### Exercise instructions
Would you transcribe the listing that follows, character for character, and omit its images?

### Information supplied
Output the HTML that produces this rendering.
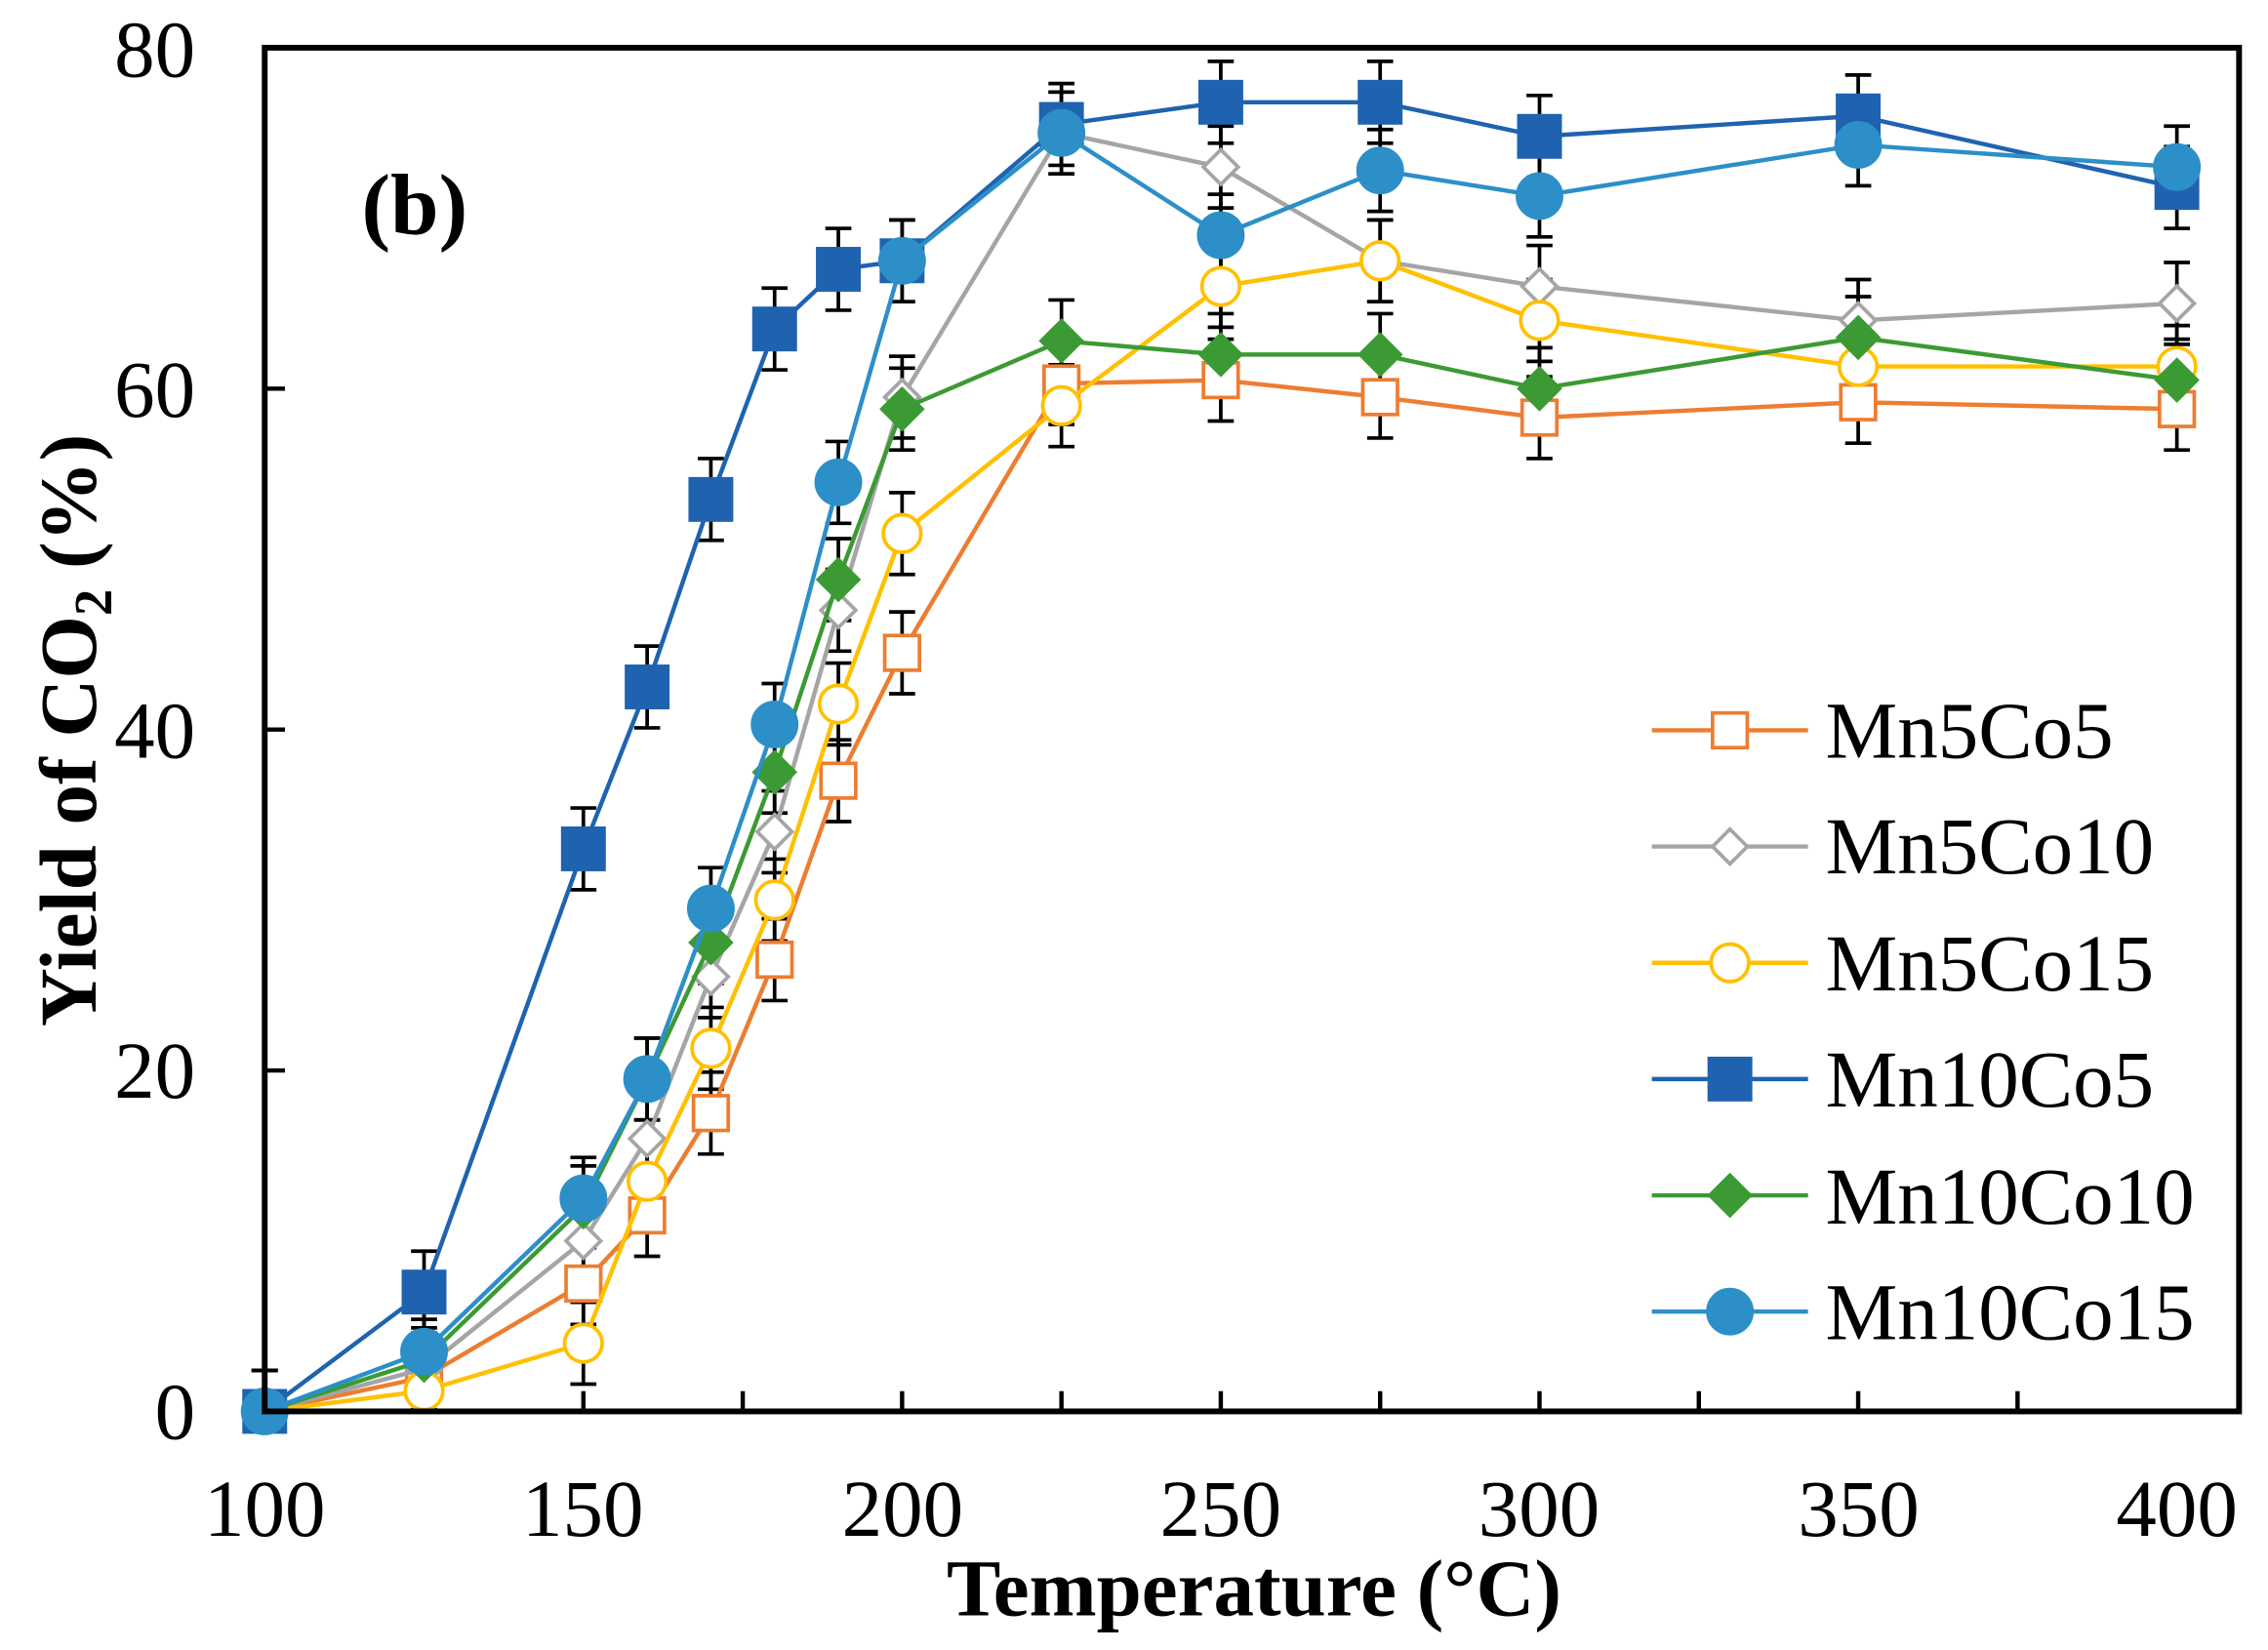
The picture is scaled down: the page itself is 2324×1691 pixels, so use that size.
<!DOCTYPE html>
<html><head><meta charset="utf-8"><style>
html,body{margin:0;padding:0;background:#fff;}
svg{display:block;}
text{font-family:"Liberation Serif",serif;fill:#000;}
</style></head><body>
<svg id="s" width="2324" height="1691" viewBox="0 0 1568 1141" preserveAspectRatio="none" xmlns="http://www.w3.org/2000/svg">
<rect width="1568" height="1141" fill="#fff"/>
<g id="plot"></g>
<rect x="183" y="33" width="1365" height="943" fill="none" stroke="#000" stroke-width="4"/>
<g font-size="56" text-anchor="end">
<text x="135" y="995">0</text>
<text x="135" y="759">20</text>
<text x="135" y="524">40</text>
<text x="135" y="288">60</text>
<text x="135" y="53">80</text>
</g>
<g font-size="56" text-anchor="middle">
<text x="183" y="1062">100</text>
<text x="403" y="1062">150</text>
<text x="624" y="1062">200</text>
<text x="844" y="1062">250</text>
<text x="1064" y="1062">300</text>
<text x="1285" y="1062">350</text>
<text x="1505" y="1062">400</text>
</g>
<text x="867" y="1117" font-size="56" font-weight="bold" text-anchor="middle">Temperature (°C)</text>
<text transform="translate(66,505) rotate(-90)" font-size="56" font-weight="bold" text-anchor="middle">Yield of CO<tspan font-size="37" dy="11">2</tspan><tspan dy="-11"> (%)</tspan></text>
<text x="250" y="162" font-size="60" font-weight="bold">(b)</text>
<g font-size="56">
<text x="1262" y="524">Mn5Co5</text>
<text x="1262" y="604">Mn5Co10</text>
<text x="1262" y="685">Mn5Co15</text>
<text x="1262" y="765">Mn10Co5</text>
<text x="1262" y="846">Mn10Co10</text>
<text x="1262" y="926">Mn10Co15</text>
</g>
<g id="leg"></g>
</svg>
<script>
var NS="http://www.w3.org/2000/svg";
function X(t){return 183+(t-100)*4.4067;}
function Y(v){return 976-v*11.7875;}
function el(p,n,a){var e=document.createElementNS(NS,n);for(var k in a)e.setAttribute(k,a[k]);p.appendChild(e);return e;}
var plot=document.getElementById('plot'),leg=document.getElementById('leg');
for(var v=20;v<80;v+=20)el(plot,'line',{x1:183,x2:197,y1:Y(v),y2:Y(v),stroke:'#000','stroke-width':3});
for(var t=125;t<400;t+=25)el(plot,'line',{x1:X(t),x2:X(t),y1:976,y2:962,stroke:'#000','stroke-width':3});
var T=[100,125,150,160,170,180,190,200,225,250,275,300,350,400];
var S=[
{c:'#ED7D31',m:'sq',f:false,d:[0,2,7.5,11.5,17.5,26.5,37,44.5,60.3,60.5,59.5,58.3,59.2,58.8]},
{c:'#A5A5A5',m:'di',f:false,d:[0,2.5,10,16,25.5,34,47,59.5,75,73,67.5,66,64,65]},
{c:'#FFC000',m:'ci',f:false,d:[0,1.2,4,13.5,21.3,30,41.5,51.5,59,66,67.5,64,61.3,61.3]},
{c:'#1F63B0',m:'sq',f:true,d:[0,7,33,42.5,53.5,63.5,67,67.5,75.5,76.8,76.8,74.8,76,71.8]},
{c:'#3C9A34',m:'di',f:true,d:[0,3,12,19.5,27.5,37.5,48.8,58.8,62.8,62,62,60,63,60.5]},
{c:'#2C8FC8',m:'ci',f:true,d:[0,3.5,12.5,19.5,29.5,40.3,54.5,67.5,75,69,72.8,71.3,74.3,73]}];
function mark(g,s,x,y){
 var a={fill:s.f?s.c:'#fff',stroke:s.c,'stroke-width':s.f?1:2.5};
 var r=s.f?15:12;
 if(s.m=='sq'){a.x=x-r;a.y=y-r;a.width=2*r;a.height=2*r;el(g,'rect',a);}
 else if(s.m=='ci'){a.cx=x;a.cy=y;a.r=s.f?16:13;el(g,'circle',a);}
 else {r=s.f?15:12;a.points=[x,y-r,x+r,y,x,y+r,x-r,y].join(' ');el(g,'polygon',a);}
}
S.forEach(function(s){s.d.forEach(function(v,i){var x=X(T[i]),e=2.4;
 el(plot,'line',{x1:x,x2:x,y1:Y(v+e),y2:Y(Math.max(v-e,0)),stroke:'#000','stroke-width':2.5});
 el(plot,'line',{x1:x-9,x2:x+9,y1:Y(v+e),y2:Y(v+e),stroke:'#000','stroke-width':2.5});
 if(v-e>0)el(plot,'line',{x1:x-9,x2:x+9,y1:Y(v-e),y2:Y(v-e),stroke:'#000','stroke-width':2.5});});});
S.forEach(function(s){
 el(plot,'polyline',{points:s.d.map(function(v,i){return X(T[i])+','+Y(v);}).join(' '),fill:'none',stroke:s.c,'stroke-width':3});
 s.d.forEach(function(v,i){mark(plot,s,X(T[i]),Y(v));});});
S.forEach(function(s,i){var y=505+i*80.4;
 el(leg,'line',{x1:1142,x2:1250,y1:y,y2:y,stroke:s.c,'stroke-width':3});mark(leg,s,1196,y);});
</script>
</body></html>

### Exercise result
Output the HTML that produces this rendering.
The picture is scaled down: the page itself is 2324×1691 pixels, so use that size.
<!DOCTYPE html>
<html><head><meta charset="utf-8"><style>
html,body{margin:0;padding:0;background:#fff;}
svg{display:block;}
text{font-family:"Liberation Serif",serif;fill:#000;}
</style></head><body>
<svg id="s" width="2324" height="1691" viewBox="0 0 1568 1141" preserveAspectRatio="none" xmlns="http://www.w3.org/2000/svg">
<rect width="1568" height="1141" fill="#fff"/>
<g id="plot"></g>
<rect x="183" y="33" width="1365" height="943" fill="none" stroke="#000" stroke-width="4"/>
<g font-size="56" text-anchor="end">
<text x="135" y="995">0</text>
<text x="135" y="759">20</text>
<text x="135" y="524">40</text>
<text x="135" y="288">60</text>
<text x="135" y="53">80</text>
</g>
<g font-size="56" text-anchor="middle">
<text x="183" y="1062">100</text>
<text x="403" y="1062">150</text>
<text x="624" y="1062">200</text>
<text x="844" y="1062">250</text>
<text x="1064" y="1062">300</text>
<text x="1285" y="1062">350</text>
<text x="1505" y="1062">400</text>
</g>
<text x="867" y="1117" font-size="56" font-weight="bold" text-anchor="middle">Temperature (°C)</text>
<text transform="translate(66,505) rotate(-90)" font-size="56" font-weight="bold" text-anchor="middle">Yield of CO<tspan font-size="37" dy="11">2</tspan><tspan dy="-11"> (%)</tspan></text>
<text x="250" y="162" font-size="60" font-weight="bold">(b)</text>
<g font-size="56">
<text x="1262" y="524">Mn5Co5</text>
<text x="1262" y="604">Mn5Co10</text>
<text x="1262" y="685">Mn5Co15</text>
<text x="1262" y="765">Mn10Co5</text>
<text x="1262" y="846">Mn10Co10</text>
<text x="1262" y="926">Mn10Co15</text>
</g>
<g id="leg"></g>
</svg>
<script>
var NS="http://www.w3.org/2000/svg";
function X(t){return 183+(t-100)*4.4067;}
function Y(v){return 976-v*11.7875;}
function el(p,n,a){var e=document.createElementNS(NS,n);for(var k in a)e.setAttribute(k,a[k]);p.appendChild(e);return e;}
var plot=document.getElementById('plot'),leg=document.getElementById('leg');
for(var v=20;v<80;v+=20)el(plot,'line',{x1:183,x2:197,y1:Y(v),y2:Y(v),stroke:'#000','stroke-width':3});
for(var t=125;t<400;t+=25)el(plot,'line',{x1:X(t),x2:X(t),y1:976,y2:962,stroke:'#000','stroke-width':3});
var T=[100,125,150,160,170,180,190,200,225,250,275,300,350,400];
var S=[
{c:'#ED7D31',m:'sq',f:false,d:[0,2,7.5,11.5,17.5,26.5,37,44.5,60.3,60.5,59.5,58.3,59.2,58.8]},
{c:'#A5A5A5',m:'di',f:false,d:[0,2.5,10,16,25.5,34,47,59.5,75,73,67.5,66,64,65]},
{c:'#FFC000',m:'ci',f:false,d:[0,1.2,4,13.5,21.3,30,41.5,51.5,59,66,67.5,64,61.3,61.3]},
{c:'#1F63B0',m:'sq',f:true,d:[0,7,33,42.5,53.5,63.5,67,67.5,75.5,76.8,76.8,74.8,76,71.8]},
{c:'#3C9A34',m:'di',f:true,d:[0,3,12,19.5,27.5,37.5,48.8,58.8,62.8,62,62,60,63,60.5]},
{c:'#2C8FC8',m:'ci',f:true,d:[0,3.5,12.5,19.5,29.5,40.3,54.5,67.5,75,69,72.8,71.3,74.3,73]}];
function mark(g,s,x,y){
 var a={fill:s.f?s.c:'#fff',stroke:s.c,'stroke-width':s.f?1:2.5};
 var r=s.f?15:12;
 if(s.m=='sq'){a.x=x-r;a.y=y-r;a.width=2*r;a.height=2*r;el(g,'rect',a);}
 else if(s.m=='ci'){a.cx=x;a.cy=y;a.r=s.f?16:13;el(g,'circle',a);}
 else {r=s.f?15:12;a.points=[x,y-r,x+r,y,x,y+r,x-r,y].join(' ');el(g,'polygon',a);}
}
S.forEach(function(s){s.d.forEach(function(v,i){var x=X(T[i]),e=2.4;
 el(plot,'line',{x1:x,x2:x,y1:Y(v+e),y2:Y(Math.max(v-e,0)),stroke:'#000','stroke-width':2.5});
 el(plot,'line',{x1:x-9,x2:x+9,y1:Y(v+e),y2:Y(v+e),stroke:'#000','stroke-width':2.5});
 if(v-e>0)el(plot,'line',{x1:x-9,x2:x+9,y1:Y(v-e),y2:Y(v-e),stroke:'#000','stroke-width':2.5});});});
S.forEach(function(s){
 el(plot,'polyline',{points:s.d.map(function(v,i){return X(T[i])+','+Y(v);}).join(' '),fill:'none',stroke:s.c,'stroke-width':3});
 s.d.forEach(function(v,i){mark(plot,s,X(T[i]),Y(v));});});
S.forEach(function(s,i){var y=505+i*80.4;
 el(leg,'line',{x1:1142,x2:1250,y1:y,y2:y,stroke:s.c,'stroke-width':3});mark(leg,s,1196,y);});
</script>
</body></html>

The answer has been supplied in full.